◆ Task data ◆
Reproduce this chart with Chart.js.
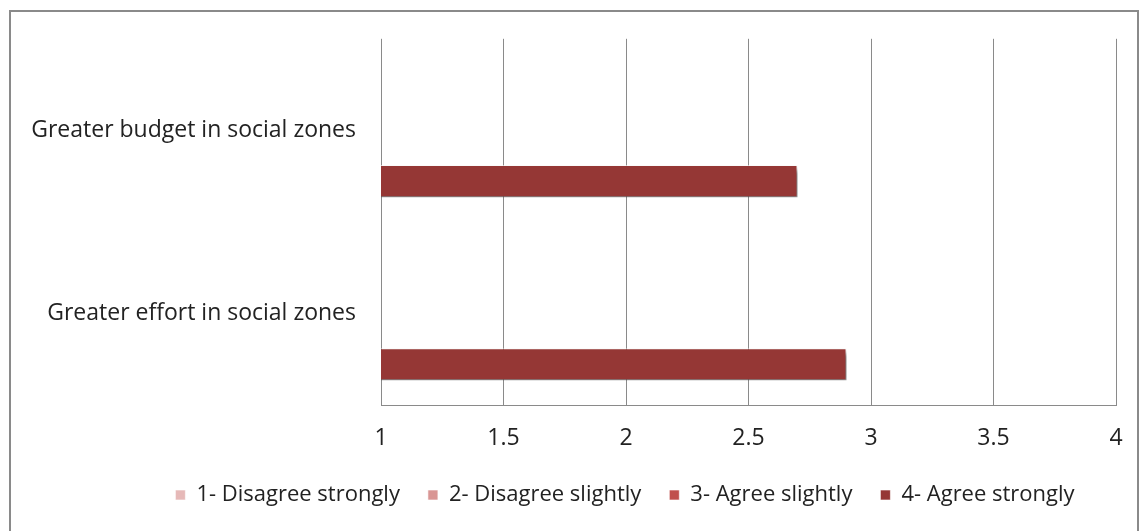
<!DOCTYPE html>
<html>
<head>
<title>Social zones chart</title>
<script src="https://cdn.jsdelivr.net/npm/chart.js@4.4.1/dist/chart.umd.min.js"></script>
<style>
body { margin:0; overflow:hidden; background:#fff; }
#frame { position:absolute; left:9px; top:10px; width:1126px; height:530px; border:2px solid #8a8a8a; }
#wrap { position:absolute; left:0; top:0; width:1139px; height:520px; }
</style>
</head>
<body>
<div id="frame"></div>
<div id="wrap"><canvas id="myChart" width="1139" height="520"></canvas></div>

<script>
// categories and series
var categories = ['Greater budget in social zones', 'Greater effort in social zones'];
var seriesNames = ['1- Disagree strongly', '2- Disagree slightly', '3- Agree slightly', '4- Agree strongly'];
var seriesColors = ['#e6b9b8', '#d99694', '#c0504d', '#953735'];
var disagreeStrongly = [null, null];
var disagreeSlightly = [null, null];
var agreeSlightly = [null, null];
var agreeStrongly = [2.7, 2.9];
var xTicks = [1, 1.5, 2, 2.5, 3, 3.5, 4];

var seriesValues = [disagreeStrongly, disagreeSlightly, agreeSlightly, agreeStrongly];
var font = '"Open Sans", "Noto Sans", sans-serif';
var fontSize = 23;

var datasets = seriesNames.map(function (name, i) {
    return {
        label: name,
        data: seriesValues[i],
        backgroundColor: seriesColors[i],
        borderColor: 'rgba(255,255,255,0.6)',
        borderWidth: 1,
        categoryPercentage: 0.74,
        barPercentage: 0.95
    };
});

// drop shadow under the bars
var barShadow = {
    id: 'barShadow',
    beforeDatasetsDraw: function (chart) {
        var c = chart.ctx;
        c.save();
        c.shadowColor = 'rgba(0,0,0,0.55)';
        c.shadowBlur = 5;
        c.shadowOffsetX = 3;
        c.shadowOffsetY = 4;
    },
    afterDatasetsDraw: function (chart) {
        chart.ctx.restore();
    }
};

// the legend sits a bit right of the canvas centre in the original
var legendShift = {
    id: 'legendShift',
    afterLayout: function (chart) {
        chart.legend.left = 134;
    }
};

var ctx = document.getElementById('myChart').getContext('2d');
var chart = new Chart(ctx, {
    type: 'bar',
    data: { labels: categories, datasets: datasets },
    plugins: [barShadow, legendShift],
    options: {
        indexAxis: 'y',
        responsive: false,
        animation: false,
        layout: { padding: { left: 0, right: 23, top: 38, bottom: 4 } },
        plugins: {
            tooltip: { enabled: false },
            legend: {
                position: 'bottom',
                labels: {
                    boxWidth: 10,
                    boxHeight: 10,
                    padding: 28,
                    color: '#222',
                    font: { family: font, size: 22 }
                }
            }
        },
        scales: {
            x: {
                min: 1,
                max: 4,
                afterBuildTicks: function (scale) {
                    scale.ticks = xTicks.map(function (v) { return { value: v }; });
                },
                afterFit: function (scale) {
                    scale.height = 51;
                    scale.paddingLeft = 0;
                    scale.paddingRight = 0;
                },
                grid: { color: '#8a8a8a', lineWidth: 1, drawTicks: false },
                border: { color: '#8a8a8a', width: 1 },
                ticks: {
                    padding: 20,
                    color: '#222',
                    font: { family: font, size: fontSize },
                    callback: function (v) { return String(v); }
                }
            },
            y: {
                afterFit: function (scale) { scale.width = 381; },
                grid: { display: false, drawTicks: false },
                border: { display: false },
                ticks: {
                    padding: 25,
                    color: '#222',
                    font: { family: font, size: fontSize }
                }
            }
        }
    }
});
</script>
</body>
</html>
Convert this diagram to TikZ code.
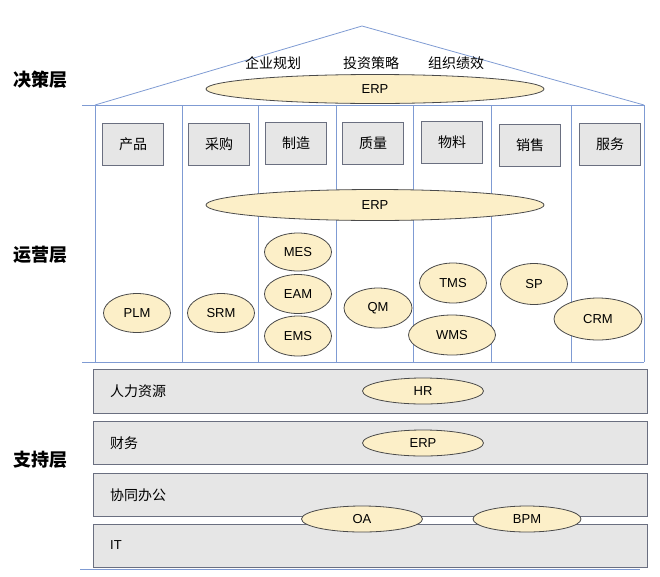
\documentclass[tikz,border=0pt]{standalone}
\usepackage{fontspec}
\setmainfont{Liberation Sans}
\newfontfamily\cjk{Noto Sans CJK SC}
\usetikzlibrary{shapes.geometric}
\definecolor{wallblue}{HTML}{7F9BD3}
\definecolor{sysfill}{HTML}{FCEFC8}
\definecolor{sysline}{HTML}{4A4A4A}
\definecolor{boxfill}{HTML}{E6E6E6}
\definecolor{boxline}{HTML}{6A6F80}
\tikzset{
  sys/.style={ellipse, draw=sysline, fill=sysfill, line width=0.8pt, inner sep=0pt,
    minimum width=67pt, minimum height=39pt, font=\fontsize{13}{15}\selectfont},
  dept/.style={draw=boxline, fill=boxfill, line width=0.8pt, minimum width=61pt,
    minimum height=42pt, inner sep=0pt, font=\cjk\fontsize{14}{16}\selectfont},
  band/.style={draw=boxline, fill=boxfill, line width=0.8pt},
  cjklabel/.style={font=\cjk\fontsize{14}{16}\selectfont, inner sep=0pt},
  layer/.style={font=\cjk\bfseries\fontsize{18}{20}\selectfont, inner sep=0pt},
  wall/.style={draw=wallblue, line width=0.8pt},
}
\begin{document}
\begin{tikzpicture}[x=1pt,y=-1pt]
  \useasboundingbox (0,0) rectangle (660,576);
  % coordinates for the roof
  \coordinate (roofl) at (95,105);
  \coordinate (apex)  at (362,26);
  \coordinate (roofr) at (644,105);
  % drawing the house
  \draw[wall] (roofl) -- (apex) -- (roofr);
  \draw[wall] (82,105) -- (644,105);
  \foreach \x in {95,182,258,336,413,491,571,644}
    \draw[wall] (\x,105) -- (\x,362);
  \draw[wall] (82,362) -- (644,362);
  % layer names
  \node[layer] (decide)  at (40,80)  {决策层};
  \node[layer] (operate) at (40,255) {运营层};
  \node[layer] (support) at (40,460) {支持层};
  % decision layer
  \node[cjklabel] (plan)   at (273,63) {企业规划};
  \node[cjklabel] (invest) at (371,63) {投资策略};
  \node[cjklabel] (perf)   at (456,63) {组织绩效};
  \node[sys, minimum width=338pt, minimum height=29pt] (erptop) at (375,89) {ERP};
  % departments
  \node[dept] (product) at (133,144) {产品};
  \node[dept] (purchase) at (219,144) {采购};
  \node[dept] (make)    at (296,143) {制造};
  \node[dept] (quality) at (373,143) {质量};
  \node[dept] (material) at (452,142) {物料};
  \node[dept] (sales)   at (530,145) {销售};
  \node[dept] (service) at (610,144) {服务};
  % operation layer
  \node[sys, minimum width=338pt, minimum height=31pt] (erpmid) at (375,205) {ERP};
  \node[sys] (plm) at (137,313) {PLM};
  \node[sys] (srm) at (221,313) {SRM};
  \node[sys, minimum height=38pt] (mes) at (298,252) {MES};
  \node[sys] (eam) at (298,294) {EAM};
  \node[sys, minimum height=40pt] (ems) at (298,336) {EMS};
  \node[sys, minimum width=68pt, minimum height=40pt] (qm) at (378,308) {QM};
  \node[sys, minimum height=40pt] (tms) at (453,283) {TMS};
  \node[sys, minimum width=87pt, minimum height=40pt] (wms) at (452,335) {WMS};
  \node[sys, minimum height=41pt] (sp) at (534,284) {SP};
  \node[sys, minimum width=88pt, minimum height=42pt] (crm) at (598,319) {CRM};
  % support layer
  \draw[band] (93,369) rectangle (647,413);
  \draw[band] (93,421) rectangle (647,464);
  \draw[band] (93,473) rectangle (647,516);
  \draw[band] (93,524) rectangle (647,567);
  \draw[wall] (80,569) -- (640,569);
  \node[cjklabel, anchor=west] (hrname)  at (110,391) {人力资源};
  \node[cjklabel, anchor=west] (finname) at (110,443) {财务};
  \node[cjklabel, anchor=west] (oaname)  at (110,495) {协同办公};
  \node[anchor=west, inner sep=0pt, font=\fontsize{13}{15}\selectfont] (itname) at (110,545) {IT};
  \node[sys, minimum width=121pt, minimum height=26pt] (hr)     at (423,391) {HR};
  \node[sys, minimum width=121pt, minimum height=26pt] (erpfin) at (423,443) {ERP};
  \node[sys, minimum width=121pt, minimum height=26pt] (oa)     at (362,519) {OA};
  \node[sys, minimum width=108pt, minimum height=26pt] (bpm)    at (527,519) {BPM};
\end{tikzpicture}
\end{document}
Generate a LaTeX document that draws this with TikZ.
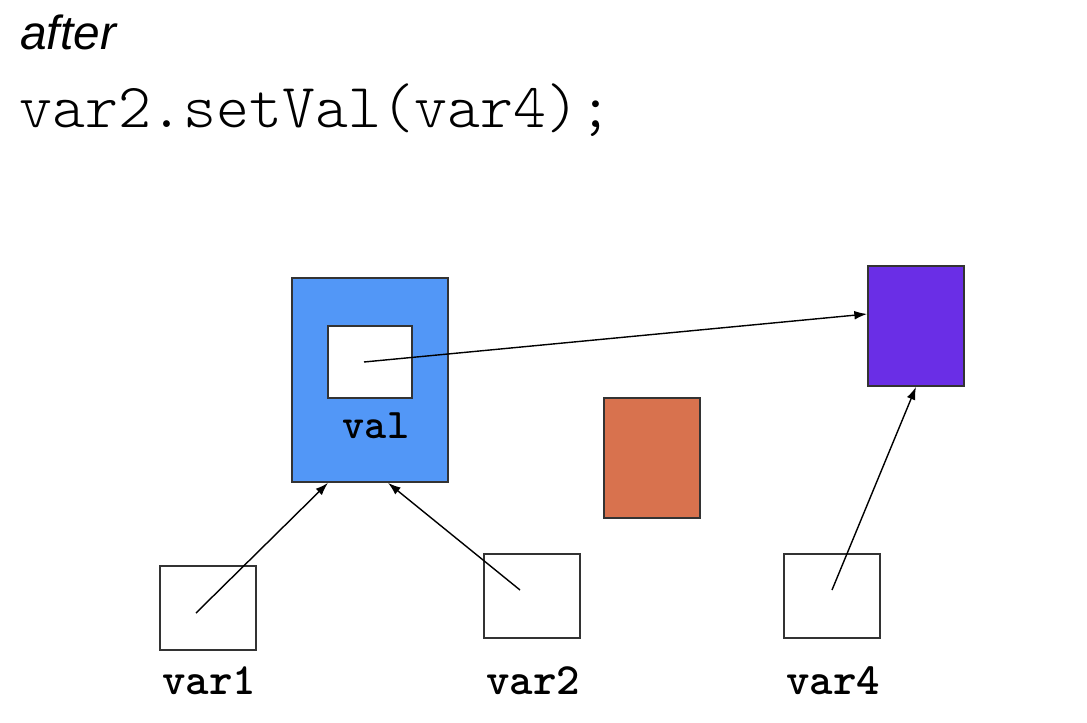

◆ Exercise aim ◆
Which lines above contain the word "with"? Copy each of them.

◆ Worked solution ◆
Reproduce this chart with Chart.js.
Generate a LaTeX document that draws this with TikZ.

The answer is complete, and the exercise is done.